**Dataset section:**
******************************

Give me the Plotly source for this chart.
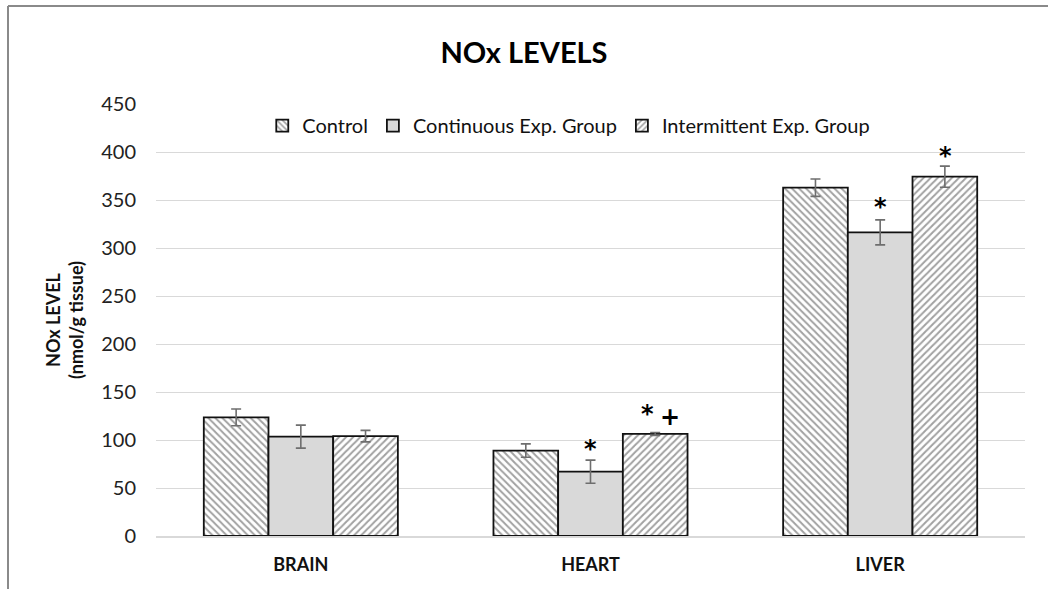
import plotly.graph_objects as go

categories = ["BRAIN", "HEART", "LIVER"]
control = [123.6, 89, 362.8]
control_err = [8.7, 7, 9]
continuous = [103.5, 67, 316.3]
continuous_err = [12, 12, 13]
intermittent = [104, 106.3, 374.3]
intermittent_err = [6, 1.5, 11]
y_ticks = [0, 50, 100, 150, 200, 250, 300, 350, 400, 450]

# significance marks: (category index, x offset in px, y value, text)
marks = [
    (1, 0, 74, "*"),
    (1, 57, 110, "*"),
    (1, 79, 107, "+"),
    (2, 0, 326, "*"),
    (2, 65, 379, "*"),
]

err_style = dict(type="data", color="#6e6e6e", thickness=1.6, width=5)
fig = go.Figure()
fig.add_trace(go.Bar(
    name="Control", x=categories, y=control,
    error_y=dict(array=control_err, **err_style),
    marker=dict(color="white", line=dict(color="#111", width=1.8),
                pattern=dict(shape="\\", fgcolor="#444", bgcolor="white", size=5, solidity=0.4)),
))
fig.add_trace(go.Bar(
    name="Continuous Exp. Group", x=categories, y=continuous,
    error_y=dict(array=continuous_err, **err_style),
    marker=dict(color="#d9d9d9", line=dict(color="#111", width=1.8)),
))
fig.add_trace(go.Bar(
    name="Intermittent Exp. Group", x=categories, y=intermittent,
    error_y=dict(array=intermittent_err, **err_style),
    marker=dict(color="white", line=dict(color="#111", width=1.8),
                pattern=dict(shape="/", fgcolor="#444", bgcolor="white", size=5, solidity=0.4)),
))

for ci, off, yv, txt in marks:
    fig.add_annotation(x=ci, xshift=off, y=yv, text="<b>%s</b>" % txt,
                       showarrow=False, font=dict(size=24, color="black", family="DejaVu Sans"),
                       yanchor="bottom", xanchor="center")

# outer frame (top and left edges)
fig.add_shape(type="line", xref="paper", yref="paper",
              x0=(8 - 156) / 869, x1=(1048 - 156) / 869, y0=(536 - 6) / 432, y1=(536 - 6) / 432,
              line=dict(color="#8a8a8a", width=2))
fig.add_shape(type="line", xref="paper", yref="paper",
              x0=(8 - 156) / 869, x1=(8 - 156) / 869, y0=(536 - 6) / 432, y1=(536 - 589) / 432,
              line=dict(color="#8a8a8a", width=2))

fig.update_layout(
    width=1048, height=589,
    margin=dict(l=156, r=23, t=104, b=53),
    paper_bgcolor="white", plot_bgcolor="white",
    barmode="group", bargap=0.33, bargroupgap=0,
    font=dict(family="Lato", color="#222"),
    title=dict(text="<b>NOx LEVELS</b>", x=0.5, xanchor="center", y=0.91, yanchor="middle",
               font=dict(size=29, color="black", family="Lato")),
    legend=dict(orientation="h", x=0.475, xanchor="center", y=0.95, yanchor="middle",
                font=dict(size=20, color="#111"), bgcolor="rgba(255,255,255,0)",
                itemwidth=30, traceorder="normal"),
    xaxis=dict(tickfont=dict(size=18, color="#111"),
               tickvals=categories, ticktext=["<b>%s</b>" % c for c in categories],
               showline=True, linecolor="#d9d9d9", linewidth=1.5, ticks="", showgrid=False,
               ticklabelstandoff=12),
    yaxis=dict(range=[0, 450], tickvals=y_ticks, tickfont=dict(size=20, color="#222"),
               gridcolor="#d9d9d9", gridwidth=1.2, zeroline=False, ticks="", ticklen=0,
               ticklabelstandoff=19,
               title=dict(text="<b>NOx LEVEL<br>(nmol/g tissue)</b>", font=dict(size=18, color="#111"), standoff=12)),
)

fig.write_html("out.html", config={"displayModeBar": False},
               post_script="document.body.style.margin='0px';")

******************************

**Work to do:** Without the pictures, write out the whole listing above exactly as it appears.

**Solution to the problem:**
Give me the Plotly source for this chart.
import plotly.graph_objects as go

categories = ["BRAIN", "HEART", "LIVER"]
control = [123.6, 89, 362.8]
control_err = [8.7, 7, 9]
continuous = [103.5, 67, 316.3]
continuous_err = [12, 12, 13]
intermittent = [104, 106.3, 374.3]
intermittent_err = [6, 1.5, 11]
y_ticks = [0, 50, 100, 150, 200, 250, 300, 350, 400, 450]

# significance marks: (category index, x offset in px, y value, text)
marks = [
    (1, 0, 74, "*"),
    (1, 57, 110, "*"),
    (1, 79, 107, "+"),
    (2, 0, 326, "*"),
    (2, 65, 379, "*"),
]

err_style = dict(type="data", color="#6e6e6e", thickness=1.6, width=5)
fig = go.Figure()
fig.add_trace(go.Bar(
    name="Control", x=categories, y=control,
    error_y=dict(array=control_err, **err_style),
    marker=dict(color="white", line=dict(color="#111", width=1.8),
                pattern=dict(shape="\\", fgcolor="#444", bgcolor="white", size=5, solidity=0.4)),
))
fig.add_trace(go.Bar(
    name="Continuous Exp. Group", x=categories, y=continuous,
    error_y=dict(array=continuous_err, **err_style),
    marker=dict(color="#d9d9d9", line=dict(color="#111", width=1.8)),
))
fig.add_trace(go.Bar(
    name="Intermittent Exp. Group", x=categories, y=intermittent,
    error_y=dict(array=intermittent_err, **err_style),
    marker=dict(color="white", line=dict(color="#111", width=1.8),
                pattern=dict(shape="/", fgcolor="#444", bgcolor="white", size=5, solidity=0.4)),
))

for ci, off, yv, txt in marks:
    fig.add_annotation(x=ci, xshift=off, y=yv, text="<b>%s</b>" % txt,
                       showarrow=False, font=dict(size=24, color="black", family="DejaVu Sans"),
                       yanchor="bottom", xanchor="center")

# outer frame (top and left edges)
fig.add_shape(type="line", xref="paper", yref="paper",
              x0=(8 - 156) / 869, x1=(1048 - 156) / 869, y0=(536 - 6) / 432, y1=(536 - 6) / 432,
              line=dict(color="#8a8a8a", width=2))
fig.add_shape(type="line", xref="paper", yref="paper",
              x0=(8 - 156) / 869, x1=(8 - 156) / 869, y0=(536 - 6) / 432, y1=(536 - 589) / 432,
              line=dict(color="#8a8a8a", width=2))

fig.update_layout(
    width=1048, height=589,
    margin=dict(l=156, r=23, t=104, b=53),
    paper_bgcolor="white", plot_bgcolor="white",
    barmode="group", bargap=0.33, bargroupgap=0,
    font=dict(family="Lato", color="#222"),
    title=dict(text="<b>NOx LEVELS</b>", x=0.5, xanchor="center", y=0.91, yanchor="middle",
               font=dict(size=29, color="black", family="Lato")),
    legend=dict(orientation="h", x=0.475, xanchor="center", y=0.95, yanchor="middle",
                font=dict(size=20, color="#111"), bgcolor="rgba(255,255,255,0)",
                itemwidth=30, traceorder="normal"),
    xaxis=dict(tickfont=dict(size=18, color="#111"),
               tickvals=categories, ticktext=["<b>%s</b>" % c for c in categories],
               showline=True, linecolor="#d9d9d9", linewidth=1.5, ticks="", showgrid=False,
               ticklabelstandoff=12),
    yaxis=dict(range=[0, 450], tickvals=y_ticks, tickfont=dict(size=20, color="#222"),
               gridcolor="#d9d9d9", gridwidth=1.2, zeroline=False, ticks="", ticklen=0,
               ticklabelstandoff=19,
               title=dict(text="<b>NOx LEVEL<br>(nmol/g tissue)</b>", font=dict(size=18, color="#111"), standoff=12)),
)

fig.write_html("out.html", config={"displayModeBar": False},
               post_script="document.body.style.margin='0px';")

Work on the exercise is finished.